No Domingo, enquanto a mídia exaltava os ideais de solidariedade para com os pobres e exibia os gestos de simplicidade do Papa, eu lia uma entrevista da presidente Dilma em que ela discutia a fórmula do crescimento econômico baseado no mercado consumidor.

Em outras palavras, todos podem imaginar o quanto quiser, sonhar todos os dias com um mundo mais justo e igual, construir castelos com o cimento das ideologias, desde que não abandonem o celeiro onde moram, não abram mão do consumo. Somos consumidores, e se deixarmos de consumir, o país quebra, essa é uma verdade inexorável.

O Papa critica a concepção funcionalista da religião que a transforma numa ONG, mas uma condição diferente exigira uma comunhão de comportamento tal que sobraria pouco espaço para a subjetividade e a religião estaria presente na organização da vida de forma orgânica. Isso me faz lembrar os países dos aiatolás.
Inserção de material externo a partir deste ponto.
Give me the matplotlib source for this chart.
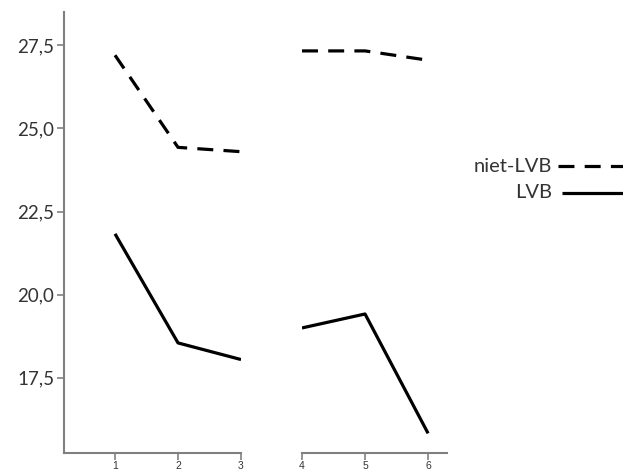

Há uma diferença entre realidade e existência. A realidade, construímos a partir de nossos costumes, crenças, convencionalidades e pelo modo como tocamos a vida, já a existência é independente de nós e por isso é implacável para com as vontades humanas. A realidade da Jornada Mundial da Juventude é o convívio entre jovens de diversas nações para a renovação e fortalecimento da fé bem como para a reafirmação do programa do novo pontificado. Quanto a existência, ela mostra a dureza da vida que impõe as variáveis econômicas que, se não são determinantes, ao menos se colocam como fardos bem pesados que dificultam, e muito, a realização dos planos elevados que saíram da comiseração compartilhada de milhares de almas bem intencionadas. Na existência, a religião é uma instituição que possui uma função específica na vida organizada para colaboração com a coesão do tecido social.

No final das contas, o jogo da vida precisa contar com todos esses agentes: o Papa, seus fiéis e simpatizantes, a mídia, os morros repletos de TVs de plasma, o comerciante “oportunista”, os políticos com suas politicagens, a marcha das vadias, tudo isso provoca um bate e rebate, um puxa e repuxa que nos ajuda a pensar nossa realidade e sobreviver ao caos da existência.